Making negative gearing work as advertised
By Gavin R. Putland
The fundamental rule of income-tax deductibility is, or at least is supposed to be, that expenses are deductible against income if and only if they are incurred in earning that income. Negative gearing violates that rule: a loss on your investment property is deductible against your salary although it isn't related to earning your salary.
Meanwhile the cost of travel to work is not deductible although it is related! It's called class warfare: one rule for the property investor, another for the worker. If you're a property investor and a worker, you're at war with yourself.

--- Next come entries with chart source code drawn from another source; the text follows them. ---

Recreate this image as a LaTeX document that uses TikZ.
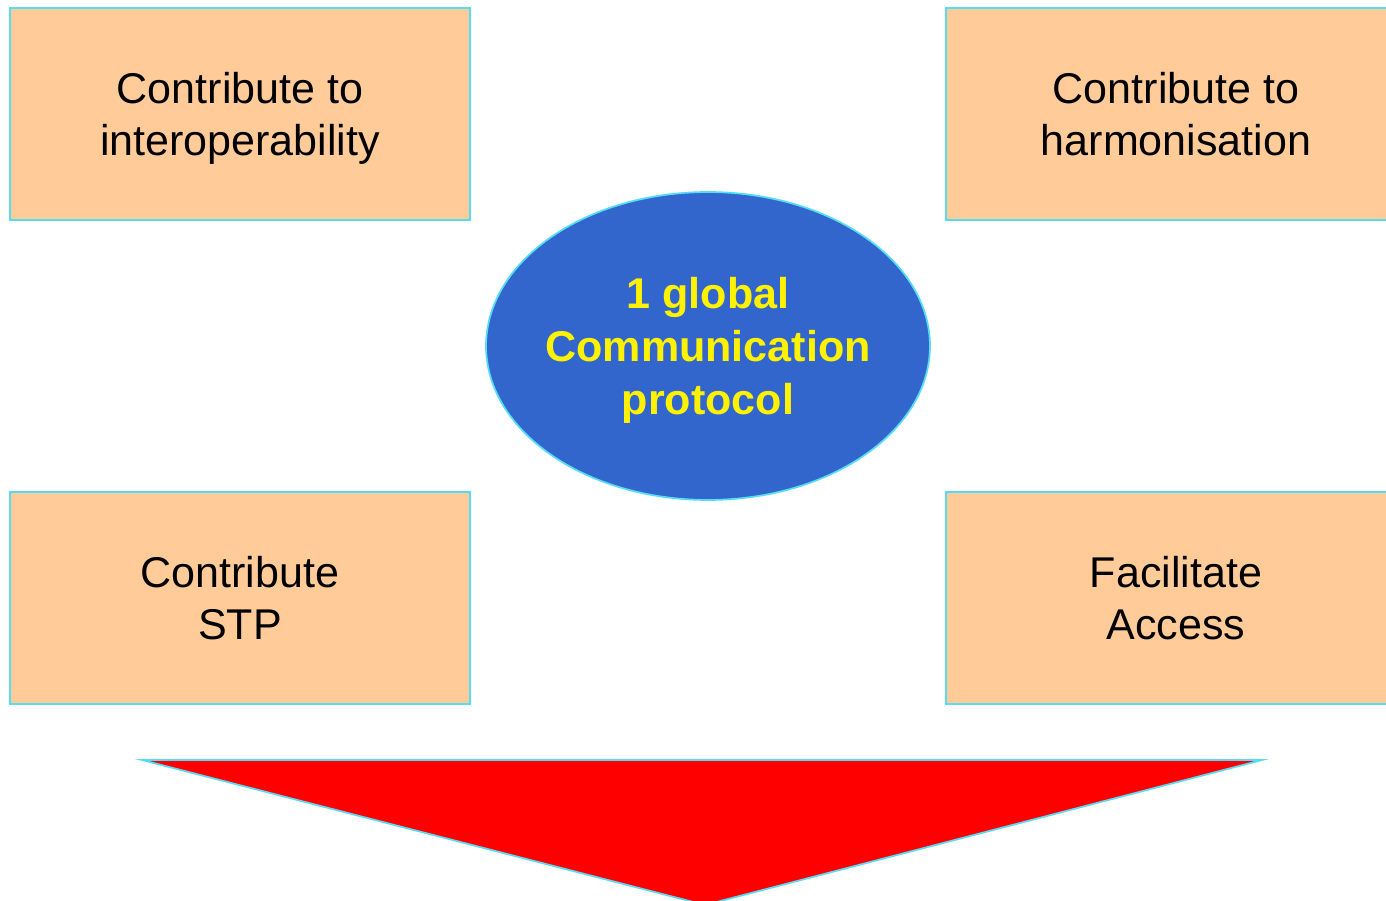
\documentclass[tikz,border=0pt]{standalone}
\usepackage{fontspec}
\setmainfont{Liberation Sans}
\usetikzlibrary{shapes.geometric,positioning}

\definecolor{peach}{HTML}{FFCC99}
\definecolor{edgecyan}{HTML}{55DDF5}
\definecolor{hubblue}{HTML}{3366CC}

\begin{document}
\begin{tikzpicture}[x=0.02cm,y=-0.02cm,semithick,
  goal/.style={rectangle,draw=edgecyan,fill=peach,line width=1pt,minimum width=9.2cm,minimum height=4.24cm,align=center,
    text depth=0pt,font=\fontsize{24.5}{30}\selectfont},
  hub/.style={ellipse,draw=edgecyan,fill=hubblue,line width=1pt,minimum width=8.88cm,minimum height=6.16cm,
    inner xsep=-0.2cm,inner ysep=0pt,text depth=0pt,
    align=center,text=yellow,font=\fontsize{24.5}{30}\selectfont\bfseries}]

\useasboundingbox (0,0) rectangle (1386,901);
\clip (0,0) rectangle (1386,901);

\node[hub]  (P)  at (708,346) {1 global\\Communication\\protocol};
\node[goal] (I)  at (240,114) {Contribute to\\interoperability};
\node[goal] (H)  at (1176,114) {Contribute to\\harmonisation};
\node[goal] (S)  at (240,598) {Contribute\\STP};
\node[goal] (A)  at (1176,598) {Facilitate\\Access};

% big arrow head
\coordinate (L) at (142,760);
\coordinate (R) at (1262,760);
\coordinate (T) at (705,905);
\draw[draw=edgecyan,fill=red,line width=1pt] (L) -- (R) -- (T) -- cycle;

\end{tikzpicture}
\end{document}
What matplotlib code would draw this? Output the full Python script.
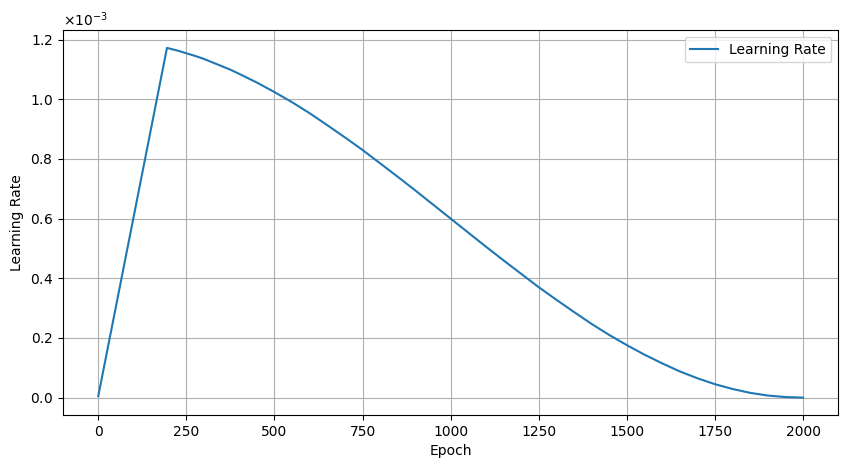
import numpy as np
from matplotlib import pyplot as plt

# learning rate values (units of 1e-3)
epochs = [0, 195, 225, 250, 275, 300, 325, 350, 375, 400, 450, 500, 550, 600,
          650, 700, 750, 800, 850, 900, 950, 1000, 1050, 1100, 1150, 1200,
          1250, 1300, 1350, 1400, 1450, 1500, 1550, 1600, 1650, 1700, 1750,
          1800, 1850, 1900, 1950, 2000]
lr_e3 = [0.005, 1.172, 1.163, 1.154, 1.145, 1.135, 1.123, 1.111, 1.099, 1.085,
         1.056, 1.024, 0.990, 0.953, 0.913, 0.872, 0.830, 0.785, 0.740, 0.694,
         0.647, 0.600, 0.553, 0.506, 0.460, 0.415, 0.370, 0.328, 0.287, 0.247,
         0.210, 0.176, 0.144, 0.115, 0.088, 0.065, 0.045, 0.029, 0.016, 0.007,
         0.002, 0.000]

lr = np.array(lr_e3) * 1e-3

fig = plt.figure(figsize=(8.47, 4.68), dpi=100)
ax = fig.add_axes([0.0744, 0.113, 0.9153, 0.822])

ax.plot(epochs, lr, label='Learning Rate')
ax.set_xlabel('Epoch')
ax.set_ylabel('Learning Rate')
ax.ticklabel_format(axis='y', style='sci', scilimits=(0, 0), useMathText=True)
ax.grid()
ax.legend()

plt.savefig('out.png')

The negative-gearing rort not only costs the budget about $5 billion a year (The Age, 1 May 2013, p.5), but also fails to achieve its stated purpose of providing affordable rental housing, for two reasons. First, to claim negative gearing, you must make the property “available” for rent but needn't actually “find” a tenant; hence you can demand too much rent or be too picky about tenants. Second, to claim negative gearing, you don't need to add to the supply of housing; you can simply buy an existing home, forcing a prospective owner-occupant onto the rental market.
The obvious solution to the latter problem is to allow negative gearing only for new homes. Due to space limitations, that was as much as I could say in my letter (“Not fit for purpose”) in The Age today.
A more comprehensive solution would have two parts. For example:
(1) Allow negative gearing only if the property is tenanted; if it's vacant for (say) six weeks, disallow deductions for the whole six weeks.
(2) To encourage building, exempt future purchases of new homes from rule (1) for (say) five years after construction.
Rule (1) would make landlords more anxious to fill their vacancies and more reluctant to risk causing a vacancy by raising the rent. There would still be an inverse relationship between vacancy rates and rents, but the advantage to tenants from a given vacancy rate would be greater.
Proposals like these would make negatively-geared investors earn their alleged incentive, ensuring that tenants actually get the alleged benefit. Which is precisely why neither major political party will talk about them.